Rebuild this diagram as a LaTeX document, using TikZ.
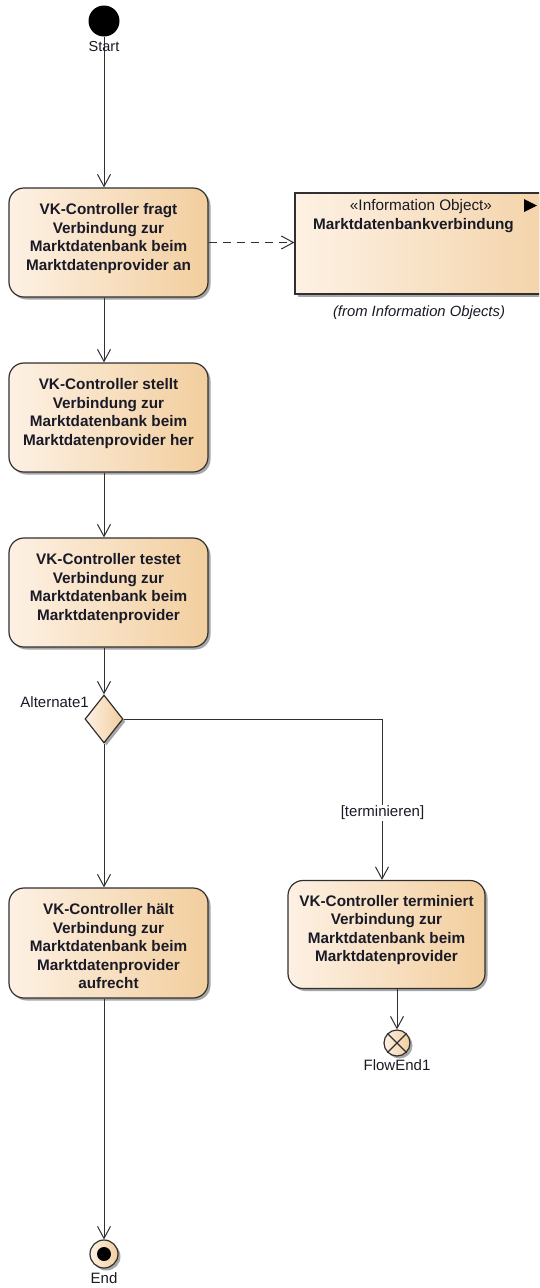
\documentclass[tikz,border=0pt]{standalone}
\usepackage{fontspec}
\setmainfont{Liberation Sans}
\usetikzlibrary{arrows.meta,shapes.geometric,shadows}

\definecolor{fillL}{HTML}{FDF1E4}
\definecolor{fillR}{HTML}{F2CE9E}
\definecolor{edge}{HTML}{303030}
\definecolor{ink}{HTML}{1A1A26}

\begin{document}
\begin{tikzpicture}[x=1pt,y=-1pt,
  shade/.style={left color=fillL, right color=fillR,
    drop shadow={shadow xshift=2.5pt, shadow yshift=-2.5pt, fill=black, opacity=0.35}},
  action/.style={shade, draw=edge, line width=1.2pt, rounded corners=15pt,
    minimum width=199pt, inner sep=0pt},
  actext/.style={anchor=north, yshift=-16pt, align=center, inner sep=0pt, text=ink,
    font=\fontsize{15.3}{18.5}\selectfont\bfseries},
  flow/.style={draw=edge, line width=1pt,
    -{Straight Barb[length=12pt,width=13pt,line width=1pt]}},
  lbl/.style={font=\fontsize{15}{17}\selectfont, text=ink, inner sep=0pt}
]
\clip (0,0) rectangle (539,1288);
\fill[white] (0,0) rectangle (539,1288);

% initial node
\node[circle, fill=black, minimum size=31pt, inner sep=0pt] (start) at (104,21) {};

% actions (boxes, then their top-aligned texts)
\node[action, minimum height=109pt] (a1) at (108.5,242.5) {};
\node[action, minimum height=109pt] (a2) at (108.5,417.5) {};
\node[action, minimum height=109pt] (a3) at (108.5,592.5) {};
\node[action, minimum height=110pt] (a5) at (108.5,943) {};
\node[action, minimum width=197pt, minimum height=108pt] (a6) at (386.5,934.5) {};
\node[actext] (a1t) at (a1.north)
  {VK-Controller fragt\\Verbindung zur\\Marktdatenbank beim\\Marktdatenprovider an};
\node[actext] (a2t) at (a2.north)
  {VK-Controller stellt\\Verbindung zur\\Marktdatenbank beim\\Marktdatenprovider her};
\node[actext] (a3t) at (a3.north)
  {VK-Controller testet\\Verbindung zur\\Marktdatenbank beim\\Marktdatenprovider};
\node[actext] (a5t) at (a5.north)
  {VK-Controller hält\\Verbindung zur\\Marktdatenbank beim\\Marktdatenprovider\\aufrecht};
\node[actext, yshift=1pt] (a6t) at (a6.north)
  {VK-Controller terminiert\\Verbindung zur\\Marktdatenbank beim\\Marktdatenprovider};

% information object
\node[shade, draw=edge, line width=1.2pt, minimum width=300pt, minimum height=101pt,
  inner sep=0pt] (io) at (445,243.5) {};
\node[lbl, font=\fontsize{15.3}{17}\selectfont] (iost) at (421,207) {«Information Object»};
\node[lbl, font=\fontsize{15.3}{17}\selectfont\bfseries] (ioname) at (413.5,226) {Marktdatenbankverbindung};
\fill[black] (524,199) -- (537,205.5) -- (524,212) -- cycle;
\node[lbl, font=\fontsize{14.8}{17}\selectfont\itshape] (iofrom) at (419,313) {(from Information Objects)};

% decision
\node[shade, diamond, draw=edge, line width=1.2pt, minimum width=38pt, minimum height=48pt,
  inner sep=0pt] (dec) at (104,719) {};
\node[lbl, anchor=east] (declbl) at (89,702) {Alternate1};

% final nodes
\node[shade, circle, draw=edge, line width=1.2pt, minimum size=28pt, inner sep=0pt] (endn) at (104,1254) {};
\fill[black] (endn.center) circle (7pt);
\node[shade, circle, draw=edge, line width=1.2pt, minimum size=26pt, inner sep=0pt] (fe) at (397,1043) {};
\draw[edge, line width=1.2pt] (fe.north west) -- (fe.south east) (fe.north east) -- (fe.south west);

% connectors
\draw[flow] (start) -- (start |- a1.north);
\draw[flow, dash pattern=on 8pt off 6pt] (a1.east) -- (a1.east -| io.west);
\draw[flow] (a1.south -| start) -- (start |- a2.north);
\draw[flow] (a2.south -| start) -- (start |- a3.north);
\draw[flow] (a3.south -| start) -- (dec.north);
\draw[flow] (dec.south) -- (dec.south |- a5.north);
\draw[flow] (dec.east) -| ([xshift=-4.5pt]a6.north);
\draw[flow] (a5.south -| dec) -- (endn.north);
\draw[flow] (a6.south -| fe) -- (fe.north);

% labels
\node[lbl, font=\fontsize{14.5}{17}\selectfont] (startlbl) at (104,47) {Start};
\node[lbl, fill=white, inner sep=1pt] (guard) at (382.5,813) {[terminieren]};
\node[lbl] (felbl) at (397,1065) {FlowEnd1};
\node[lbl] (endlbl) at (104,1278) {End};
\end{tikzpicture}
\end{document}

▸ WHAT THE TASK ASKS:
Reproduce the listing exactly. Leave its pictures out.

▸ WRITTEN ANSWER:
Rebuild this diagram as a LaTeX document, using TikZ.
\documentclass[tikz,border=0pt]{standalone}
\usepackage{fontspec}
\setmainfont{Liberation Sans}
\usetikzlibrary{arrows.meta,shapes.geometric,shadows}

\definecolor{fillL}{HTML}{FDF1E4}
\definecolor{fillR}{HTML}{F2CE9E}
\definecolor{edge}{HTML}{303030}
\definecolor{ink}{HTML}{1A1A26}

\begin{document}
\begin{tikzpicture}[x=1pt,y=-1pt,
  shade/.style={left color=fillL, right color=fillR,
    drop shadow={shadow xshift=2.5pt, shadow yshift=-2.5pt, fill=black, opacity=0.35}},
  action/.style={shade, draw=edge, line width=1.2pt, rounded corners=15pt,
    minimum width=199pt, inner sep=0pt},
  actext/.style={anchor=north, yshift=-16pt, align=center, inner sep=0pt, text=ink,
    font=\fontsize{15.3}{18.5}\selectfont\bfseries},
  flow/.style={draw=edge, line width=1pt,
    -{Straight Barb[length=12pt,width=13pt,line width=1pt]}},
  lbl/.style={font=\fontsize{15}{17}\selectfont, text=ink, inner sep=0pt}
]
\clip (0,0) rectangle (539,1288);
\fill[white] (0,0) rectangle (539,1288);

% initial node
\node[circle, fill=black, minimum size=31pt, inner sep=0pt] (start) at (104,21) {};

% actions (boxes, then their top-aligned texts)
\node[action, minimum height=109pt] (a1) at (108.5,242.5) {};
\node[action, minimum height=109pt] (a2) at (108.5,417.5) {};
\node[action, minimum height=109pt] (a3) at (108.5,592.5) {};
\node[action, minimum height=110pt] (a5) at (108.5,943) {};
\node[action, minimum width=197pt, minimum height=108pt] (a6) at (386.5,934.5) {};
\node[actext] (a1t) at (a1.north)
  {VK-Controller fragt\\Verbindung zur\\Marktdatenbank beim\\Marktdatenprovider an};
\node[actext] (a2t) at (a2.north)
  {VK-Controller stellt\\Verbindung zur\\Marktdatenbank beim\\Marktdatenprovider her};
\node[actext] (a3t) at (a3.north)
  {VK-Controller testet\\Verbindung zur\\Marktdatenbank beim\\Marktdatenprovider};
\node[actext] (a5t) at (a5.north)
  {VK-Controller hält\\Verbindung zur\\Marktdatenbank beim\\Marktdatenprovider\\aufrecht};
\node[actext, yshift=1pt] (a6t) at (a6.north)
  {VK-Controller terminiert\\Verbindung zur\\Marktdatenbank beim\\Marktdatenprovider};

% information object
\node[shade, draw=edge, line width=1.2pt, minimum width=300pt, minimum height=101pt,
  inner sep=0pt] (io) at (445,243.5) {};
\node[lbl, font=\fontsize{15.3}{17}\selectfont] (iost) at (421,207) {«Information Object»};
\node[lbl, font=\fontsize{15.3}{17}\selectfont\bfseries] (ioname) at (413.5,226) {Marktdatenbankverbindung};
\fill[black] (524,199) -- (537,205.5) -- (524,212) -- cycle;
\node[lbl, font=\fontsize{14.8}{17}\selectfont\itshape] (iofrom) at (419,313) {(from Information Objects)};

% decision
\node[shade, diamond, draw=edge, line width=1.2pt, minimum width=38pt, minimum height=48pt,
  inner sep=0pt] (dec) at (104,719) {};
\node[lbl, anchor=east] (declbl) at (89,702) {Alternate1};

% final nodes
\node[shade, circle, draw=edge, line width=1.2pt, minimum size=28pt, inner sep=0pt] (endn) at (104,1254) {};
\fill[black] (endn.center) circle (7pt);
\node[shade, circle, draw=edge, line width=1.2pt, minimum size=26pt, inner sep=0pt] (fe) at (397,1043) {};
\draw[edge, line width=1.2pt] (fe.north west) -- (fe.south east) (fe.north east) -- (fe.south west);

% connectors
\draw[flow] (start) -- (start |- a1.north);
\draw[flow, dash pattern=on 8pt off 6pt] (a1.east) -- (a1.east -| io.west);
\draw[flow] (a1.south -| start) -- (start |- a2.north);
\draw[flow] (a2.south -| start) -- (start |- a3.north);
\draw[flow] (a3.south -| start) -- (dec.north);
\draw[flow] (dec.south) -- (dec.south |- a5.north);
\draw[flow] (dec.east) -| ([xshift=-4.5pt]a6.north);
\draw[flow] (a5.south -| dec) -- (endn.north);
\draw[flow] (a6.south -| fe) -- (fe.north);

% labels
\node[lbl, font=\fontsize{14.5}{17}\selectfont] (startlbl) at (104,47) {Start};
\node[lbl, fill=white, inner sep=1pt] (guard) at (382.5,813) {[terminieren]};
\node[lbl] (felbl) at (397,1065) {FlowEnd1};
\node[lbl] (endlbl) at (104,1278) {End};
\end{tikzpicture}
\end{document}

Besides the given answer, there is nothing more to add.